To understand why pre-execution confinement is nonpunitive, readers need a basic understanding of the experience itself. Most death-sentenced people will lead lives marked by some substantial combination of inadequate nutrition, deficient health care, substandard sanitation and ventilation, restricted movement, and excessive isolation. On average, those whom the state kills will have spent about twenty years in such conditions—up from two years in 1960. The distribution of this suffering across the death-sentenced prisoner cohort bears little relationship to criminal blameworthiness. Almost without exception, however, scholarship and decisional law continue to treat confinement before execution as punishment.
That assumption is unjustified as a matter of penal theory, for two reasons. First, confinement before execution does not meet consensus criteria for punishment. It is instead suffering that is collateral to an incapacitation interest. Second, if pre-execution confinement were to be taken seriously as a punitive practice, then it would be normatively unjustified.
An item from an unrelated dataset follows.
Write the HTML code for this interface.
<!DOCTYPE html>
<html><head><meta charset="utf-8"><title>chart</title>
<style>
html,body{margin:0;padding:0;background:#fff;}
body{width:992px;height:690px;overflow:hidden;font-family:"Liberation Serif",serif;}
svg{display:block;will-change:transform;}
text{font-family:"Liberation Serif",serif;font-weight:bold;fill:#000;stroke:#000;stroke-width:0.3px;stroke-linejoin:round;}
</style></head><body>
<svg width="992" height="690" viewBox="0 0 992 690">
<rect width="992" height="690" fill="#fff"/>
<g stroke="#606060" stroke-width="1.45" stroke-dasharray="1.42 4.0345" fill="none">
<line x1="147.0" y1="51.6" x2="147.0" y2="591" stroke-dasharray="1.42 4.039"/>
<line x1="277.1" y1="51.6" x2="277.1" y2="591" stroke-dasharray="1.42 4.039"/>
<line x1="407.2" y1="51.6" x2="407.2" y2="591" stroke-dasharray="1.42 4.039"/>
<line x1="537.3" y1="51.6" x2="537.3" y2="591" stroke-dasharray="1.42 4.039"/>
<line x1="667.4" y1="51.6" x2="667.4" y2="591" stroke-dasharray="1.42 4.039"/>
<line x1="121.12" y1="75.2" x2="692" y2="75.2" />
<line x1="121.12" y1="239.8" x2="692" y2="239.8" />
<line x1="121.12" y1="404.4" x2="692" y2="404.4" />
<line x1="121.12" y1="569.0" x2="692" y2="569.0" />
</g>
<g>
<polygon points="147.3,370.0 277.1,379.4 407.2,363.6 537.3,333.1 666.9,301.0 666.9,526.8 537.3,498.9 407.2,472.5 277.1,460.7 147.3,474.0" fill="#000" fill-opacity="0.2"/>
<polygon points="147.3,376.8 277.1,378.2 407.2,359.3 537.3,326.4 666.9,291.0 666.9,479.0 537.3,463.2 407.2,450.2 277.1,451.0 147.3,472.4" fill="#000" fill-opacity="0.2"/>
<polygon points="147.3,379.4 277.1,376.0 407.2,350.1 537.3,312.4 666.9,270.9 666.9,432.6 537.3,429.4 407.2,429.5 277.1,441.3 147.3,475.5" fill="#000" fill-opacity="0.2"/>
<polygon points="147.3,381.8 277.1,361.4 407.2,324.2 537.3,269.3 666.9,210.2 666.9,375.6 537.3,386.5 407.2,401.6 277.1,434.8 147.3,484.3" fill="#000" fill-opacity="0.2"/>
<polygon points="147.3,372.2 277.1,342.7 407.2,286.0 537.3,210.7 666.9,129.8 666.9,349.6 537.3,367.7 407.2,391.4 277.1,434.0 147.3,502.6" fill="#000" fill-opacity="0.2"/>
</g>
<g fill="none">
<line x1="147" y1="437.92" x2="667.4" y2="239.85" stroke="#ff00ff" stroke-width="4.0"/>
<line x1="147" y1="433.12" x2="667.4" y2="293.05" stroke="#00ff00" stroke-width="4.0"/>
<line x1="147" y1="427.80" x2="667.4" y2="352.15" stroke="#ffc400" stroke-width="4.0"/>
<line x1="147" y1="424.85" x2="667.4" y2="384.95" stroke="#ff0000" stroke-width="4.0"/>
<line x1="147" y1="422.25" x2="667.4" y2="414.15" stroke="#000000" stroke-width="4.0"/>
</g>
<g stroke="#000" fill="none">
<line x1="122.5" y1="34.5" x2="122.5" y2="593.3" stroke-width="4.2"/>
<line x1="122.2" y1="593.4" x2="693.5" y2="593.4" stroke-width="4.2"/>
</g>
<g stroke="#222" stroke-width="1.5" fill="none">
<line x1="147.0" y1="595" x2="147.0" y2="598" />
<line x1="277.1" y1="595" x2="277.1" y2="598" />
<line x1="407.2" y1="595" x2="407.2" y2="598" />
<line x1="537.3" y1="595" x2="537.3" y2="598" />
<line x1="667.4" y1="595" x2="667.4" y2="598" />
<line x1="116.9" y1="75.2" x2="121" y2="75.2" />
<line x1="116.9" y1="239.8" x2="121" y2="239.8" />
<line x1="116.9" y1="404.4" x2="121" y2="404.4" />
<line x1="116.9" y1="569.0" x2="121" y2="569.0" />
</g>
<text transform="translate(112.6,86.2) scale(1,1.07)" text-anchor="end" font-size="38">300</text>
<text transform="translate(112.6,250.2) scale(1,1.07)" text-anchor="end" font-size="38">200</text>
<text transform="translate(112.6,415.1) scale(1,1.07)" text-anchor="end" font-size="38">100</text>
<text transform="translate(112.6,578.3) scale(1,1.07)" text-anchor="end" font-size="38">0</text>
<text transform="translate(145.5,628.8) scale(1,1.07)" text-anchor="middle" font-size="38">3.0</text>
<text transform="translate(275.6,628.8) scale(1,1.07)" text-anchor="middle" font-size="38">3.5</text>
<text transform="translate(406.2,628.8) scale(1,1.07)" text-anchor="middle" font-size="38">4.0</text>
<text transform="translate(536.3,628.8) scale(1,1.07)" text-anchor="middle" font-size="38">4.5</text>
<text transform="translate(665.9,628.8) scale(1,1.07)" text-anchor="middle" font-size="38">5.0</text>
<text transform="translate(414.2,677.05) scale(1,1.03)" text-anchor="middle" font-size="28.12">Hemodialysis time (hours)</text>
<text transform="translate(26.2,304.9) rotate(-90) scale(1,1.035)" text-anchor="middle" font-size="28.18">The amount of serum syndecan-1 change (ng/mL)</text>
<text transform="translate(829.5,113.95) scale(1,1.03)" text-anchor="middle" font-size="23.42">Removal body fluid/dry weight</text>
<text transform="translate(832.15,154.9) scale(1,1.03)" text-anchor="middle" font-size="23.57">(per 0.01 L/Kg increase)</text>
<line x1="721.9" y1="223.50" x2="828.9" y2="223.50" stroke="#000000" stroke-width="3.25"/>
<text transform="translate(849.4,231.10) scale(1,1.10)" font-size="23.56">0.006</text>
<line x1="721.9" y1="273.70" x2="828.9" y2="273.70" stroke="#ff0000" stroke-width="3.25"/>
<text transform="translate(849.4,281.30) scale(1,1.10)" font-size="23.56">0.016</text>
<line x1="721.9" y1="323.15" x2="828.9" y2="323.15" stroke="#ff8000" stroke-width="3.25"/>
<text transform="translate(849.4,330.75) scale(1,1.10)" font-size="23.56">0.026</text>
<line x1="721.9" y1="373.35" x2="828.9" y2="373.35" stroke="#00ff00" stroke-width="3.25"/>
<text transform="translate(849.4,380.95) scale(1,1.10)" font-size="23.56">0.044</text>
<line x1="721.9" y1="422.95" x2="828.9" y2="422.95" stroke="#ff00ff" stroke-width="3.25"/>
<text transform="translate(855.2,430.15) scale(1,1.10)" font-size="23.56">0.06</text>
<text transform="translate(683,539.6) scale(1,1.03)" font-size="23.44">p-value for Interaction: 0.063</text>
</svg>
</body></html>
More specifically, punitive confinement would represent punishment beyond the legally specified maximum (an execution), and it would distribute that punishment across the death-sentenced prisoner cohort arbitrarily.
There is a reasonably well-developed body of constitutional law capable of absorbing a shift in the status of pre-execution confinement. On that constitutional law, when the state detains people primarily to incapacitate them, that detention is preventative, not punitive. Due process, rather than the Eighth Amendment, constrains such preventative detention. A nonpunitive approach would reduce suffering because the constitutional rules contain different, more stringent constraints on pre-execution confinement. Such an approach would also give the Supreme Court satisfactory answers to difficult Eighth Amendment questions that have eluded it for quite some time.